Dad stuff

Since E’s been born I’ve been thinking a lot about my dad; wondering mainly what kind of a grandfather he’d have made. He died when I was 19 and he was never a hands-on dad; he was pretty old fashioned and my mum had to do all the practical stuff. The things S has been doing with me – nappy changing, bathing, helping with meals and clearing up etc – would never have occurred to him. I have no idea what my relationship with him would be like now (though I know we’d have had massive disagreements about politics) but more interesting than trying to second guess that is the grandfather stuff. I wonder if he’d find it easier being a grandfather than a dad? He was a man for the grand gesture – the trip to the zoo instead of an Easter egg, buying books for a reading list, immersing himself in university prospectuses and visiting campuses with me –  rather than doing things like playing in the garden or reading a bedtime story. So perhaps a bit of distance would allow him to have come into his own and do things like that in a “grand grandpa” kind of way.

Dads have also been on my mind as S has been around with us these two weeks and I don’t know what I’ve have done without him.
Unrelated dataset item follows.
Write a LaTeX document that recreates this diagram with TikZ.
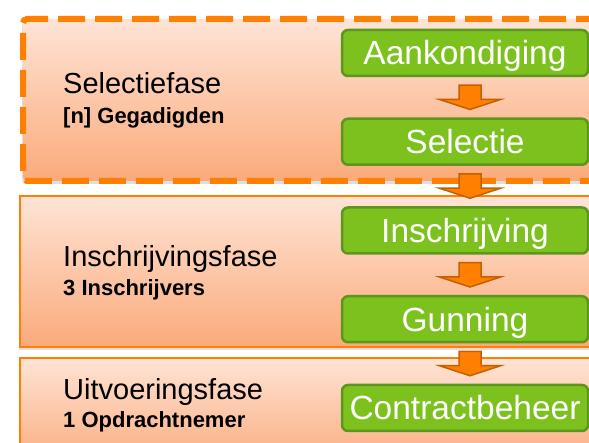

He has gone back to work this weekend and, although my mum is visiting so I haven’t been alone all day with E yet, it’s not the same.

I think I’m probably very lucky. I felt this all the more this week as I watched S make an appointment for us to register E and get her birth certificate. I realise that for many women, there is no S, or their partner has had to go straight back to work and so the system is perhaps set up to favour mothers, but it does seem that the registration process, like other aspects of parenting, is geared too far away from dads.

You don’t both need to go and register the birth (though we did) but if you aren’t married the only way the dad will get on the birth certificate is if they go in with the mum. And even if you are married, we found that basic customer service seems to be lacking. S telephoned to make an appointment. They asked for my name and E’s name but, despite talking to him, didn’t ask for his name. S wasn’t bothered but it struck me as rude and potentially isolating.

Child benefit is another area where it’s geared towards mums. They encourage you to apply in the name of the person who makes less money as they may be able to claim extra tax credits. Leaving aside the fact that seems a complicated way to run a universal welfare system, surely this is also geared towards women as we’re often paid less and more likely to work part time? And this is often because we’re already encouraging that situation by not having a more equal system of paternity leave. As it happens, I work full time and S works part time at the moment, so we’re not in this situation but still…

Feminism is often misrepresented as being pro-women to the point of excluding men. This is not the case. We can only get equality for both sexes if we try and solve problems for the benefit of both sexes. This needs to range from big things like a flexible system of paternity/ parental leave to small things like basic customer service when registering a child. Dads rock. At least E’s does. And we all need as much help as we can get to feel appreciated.